Friday 26 July 2013

Leave them for until the harvest. Maybe they will change?

Scriptures and comments on Mass Readings for Saturday of the Sixteenth week in Ordinary Time       27 July 2013

First Reading: Exodus 24:3-8. 

When Moses came to the people and related all the words and ordinances of the LORD, they all answered with one voice, "We will do everything that the LORD has told us."
Moses then wrote down all the words of the LORD and, rising early the next day, he erected at the foot of the mountain an altar and twelve pillars for the twelve tribes of Israel.
Then, having sent certain young men of the Israelites to offer holocausts and sacrifice young bulls as peace offerings to the LORD,

Moses took half of the blood and put it in large bowls; the other half he splashed on the altar. Taking the book of the covenant, he read it aloud to the people, who answered, "All that the LORD has said, we will heed and do."

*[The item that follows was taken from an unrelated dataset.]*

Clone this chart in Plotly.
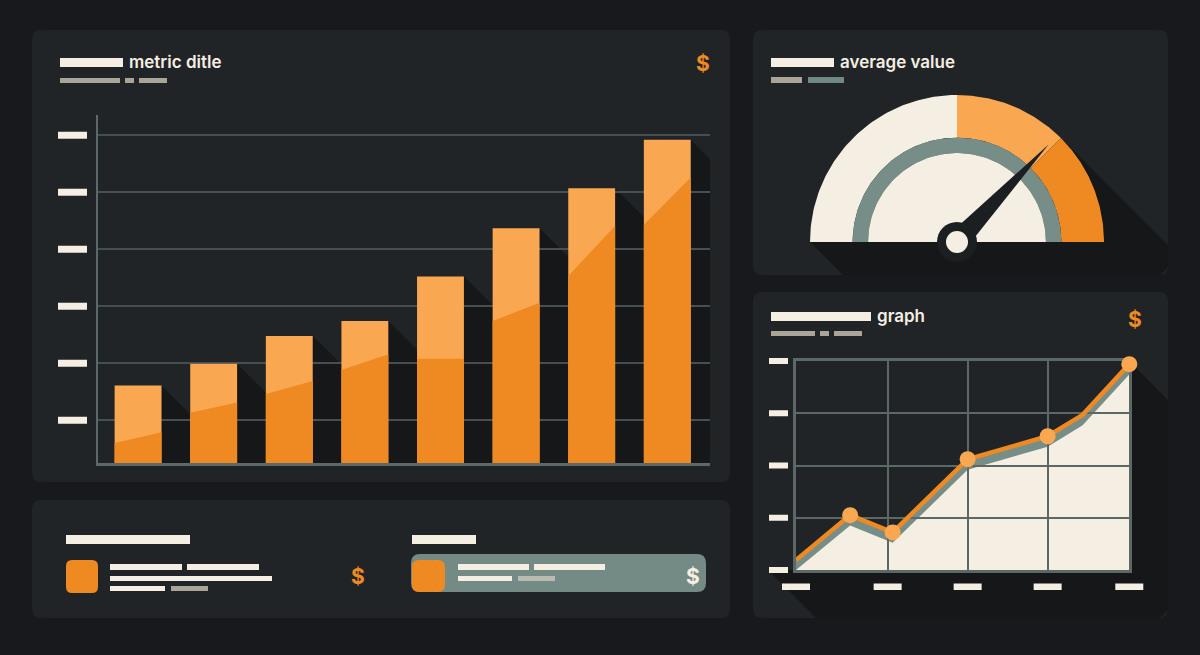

Then he took the blood and sprinkled it on the people, saying, "This is the blood of the covenant which the LORD has made with you in accordance with all these words of his."

 Psalm 50 

God the LORD has spoken and summoned the earth,
from the rising of the sun to its setting.
From Zion, perfect in beauty,
God shines forth.
 
“Gather my faithful ones before me,
those who have made a covenant with me by sacrifice.”
And the heavens proclaim his justice;
for God himself is the judge.
 
“Offer to God praise as your sacrifice
and fulfil your vows to the Most High.
Then call upon me in time of distress;
I will rescue you, and you shall glorify me.”
 
Matt 13:24-30. 

Jesus proposed a parable to the crowds. "The kingdom of heaven may be likened to a man who sowed good seed in his field. While everyone was asleep his enemy came and sowed weeds all through the wheat, and then went off.  When the crop grew and bore fruit, the weeds appeared as well.  The slaves of the householder came to him and said, 'Master, did you not sow good seed in your field? Where have the weeds come from?'

He answered, 'An enemy has done this.' His slaves said to him, 'Do you want us to go and pull them up?'

He replied, 'No, if you pull up the weeds you might uproot the wheat along with them.

Let them grow together until harvest; then at harvest time I will say to the harvesters, "First collect the weeds and tie them in bundles for burning; but gather the wheat into my barn."'"

 Commentary of the day :

A lot of people have used this parable of Our Lord’s to justify their defence of pedophile priests saying, “Leave them to repent and let the Lord judge them”.
But the sort of evil in the world that our Lord was referring to, did not in my opinion, include those who are a danger to the souls of young people. Those types Jesus specifically mentioned as deserving great millstones tied around their necks and be thrown into the sea (Mark 9:42)

I do believe in forgiveness and giving people a second chance as Jesus taught us, and that is why Jesus told this parable. He wanted to tell us that you don't need to wait for a person to say sorry, you need to offer them chances to repent. To remind us to give people a chance to change and grow, so offer that opportunity to someone who has offended you.

 Vatican Council II
 Dogmatic Constitution on the Church « Lumen gentium », §33
 "Let them grow together until harvest"

 The laity are gathered together in the People of God and make up the Body of Christ under one head (1Co 12,12; Col 2,19). Whoever they are, they are called upon, as living members, to expend all their energy for the growth of the Church and its continuous sanctification, since this very energy is a gift of the Creator and a blessing of the Redeemer.The lay apostolate, however, is a participation in the salvific mission of the Church itself. Through their baptism and confirmation all are commissioned to that apostolate by the Lord Himself. Moreover, by the sacraments, especially holy Eucharist, that charity toward God and man which is the soul of the apostolate is communicated and nourished. Now the laity are called in a special way to make the Church present and operative in those places and circumstances where only through them can it become the salt of the earth. Thus every layman, in virtue of the very gifts bestowed upon him, is at the same time a witness and a living instrument of the mission of the Church itself "according to the measure of Christ's bestowal" (Eph 4,7)...Upon all the laity, therefore, rests the noble duty of working to extend the divine plan of salvation to all men of each epoch and in every land. Consequently, may every opportunity be given them so that, according to their abilities and the needs of the times, they may zealously participate in the saving work of the Church.